Are there implicit rules or conventions for an llvm frontend to generate llvm IR?

Hi, this question might be a bit silly: apart from the language
reference(LLVM Language Reference Manual — LLVM 16.0.0git documentation) page, are
there additional rules for a regular llvm frontend to generate llvm IRs?

There are a few cases that I got from clang/llvm-gcc/dragonegg when
compiling *C* source code into llvm IR:

1. It seems that there is ONLY ONE ReturnInst(and NO InvokeInst) for such
llvm IR; is it legal to add other *ReturnInst*s when transforming?

2. Is it possible for a frontend to generate a function whose CFG is
something like:

            bb0
       / \
     bb1 bb2
   / \ / \
bb3 bb4 bb5
   \ | /
     \ | /
       \ | /
              bb6

(In this case, if I understand correctly, bb4 is control dependent on both
bb1 and bb2.)
I think it at least possible in theory, and there is a simple case:

int foo(int i) {
  if (i < 0) {
    if (i % 2 == 0) {
      i += 1;
    } else {
      i += 2;
    }
  } else {
    if (i % 2 == 0) {
      i += 1;
    } else {
      i += 2;
    }
  }
return 0;
}

However none of the frontends I used generate the basicblocks like
that(there is always one or more basicblocks generated) /without any
optimizations/. So is there any implicit rules for these frontends?

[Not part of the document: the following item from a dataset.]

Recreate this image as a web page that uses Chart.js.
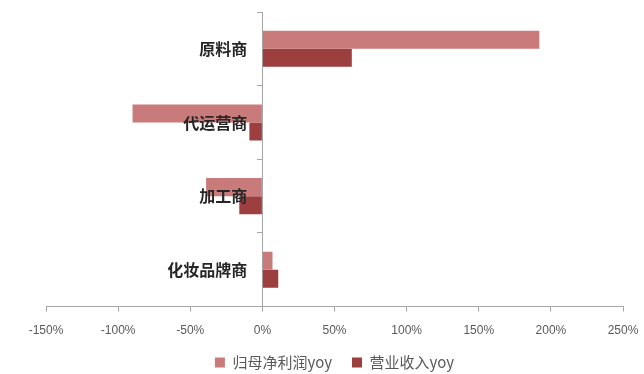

And can I rely on these cases when I ONLY deal with C source code?

Thanks!

Hi, this question might be a bit silly: apart from the language
reference(LLVM Language Reference Manual — LLVM 16.0.0git documentation) page, are
there additional rules for a regular llvm frontend to generate llvm IRs?

There are a few cases that I got from clang/llvm-gcc/dragonegg when
compiling *C* source code into llvm IR:

1. It seems that there is ONLY ONE ReturnInst(and NO InvokeInst) for such
llvm IR; is it legal to add other *ReturnInst*s when transforming?

An LLVM function can have multiple ReturnInsts as long as each one terminates a basic block. There is a transform (UnifyExitNodes, IIRC) that will take a function with multiple ReturnInsts and create one with a single ReturnInst. Having a single ReturnInst (exit node) simplifies other analyses.

2. Is it possible for a frontend to generate a function whose CFG is
something like:

             bb0
        / \
      bb1 bb2
    / \ / \
bb3 bb4 bb5
    \ | /
      \ | /
        \ | /
               bb6

(In this case, if I understand correctly, bb4 is control dependent on both
bb1 and bb2.)
I think it at least possible in theory, and there is a simple case:

Yes, that looks fine to me. One of the LLVM passes might optimize that CFG or put it into some canonical form, but that CFG looks fine to me.

-- John T.

Hi, this question might be a bit silly: apart from the language
reference(http://llvm.org/**docs/LangRef.html#switch-**instruction&lt;http://llvm.org/docs/LangRef.html#switch-instruction&gt;\)
page, are
there additional rules for a regular llvm frontend to generate llvm IRs?

There are a few cases that I got from clang/llvm-gcc/dragonegg when
compiling *C* source code into llvm IR:

1. It seems that there is ONLY ONE ReturnInst(and NO InvokeInst) for such
llvm IR; is it legal to add other *ReturnInst*s when transforming?

An LLVM function can have multiple ReturnInsts as long as each one
terminates a basic block. There is a transform (UnifyExitNodes, IIRC) that
will take a function with multiple ReturnInsts and create one with a single
ReturnInst. Having a single ReturnInst (exit node) simplifies other
analyses.

Thanks so much, John; especially for pointing out 'UnifyExitNodes' pass!

2. Is it possible for a frontend to generate a function whose CFG is
something like:

             bb0
        / \
      bb1 bb2
    / \ / \
bb3 bb4 bb5
    \ | /
      \ | /
        \ | /
               bb6

(In this case, if I understand correctly, bb4 is control dependent on both
bb1 and bb2.)
I think it at least possible in theory, and there is a simple case:

Yes, that looks fine to me. One of the LLVM passes might optimize that
CFG or put it into some canonical form, but that CFG looks fine to me.

-- John T.

Got it!

And can I say : as long as it is not explicitly in llvm language reference,
there are generally no restrictions for frontends/transformations to
generate IR(of course, they pass the verifier)?

As far as I know, all such restrictions are (or should be) documented in the LLVM Language Reference Manual. That said, you should not generate irreducible CFG’s (e.g., a CFG with a branch into the middle of a loop). Those don’t play well with compiler analyses. :slight_smile: – John T.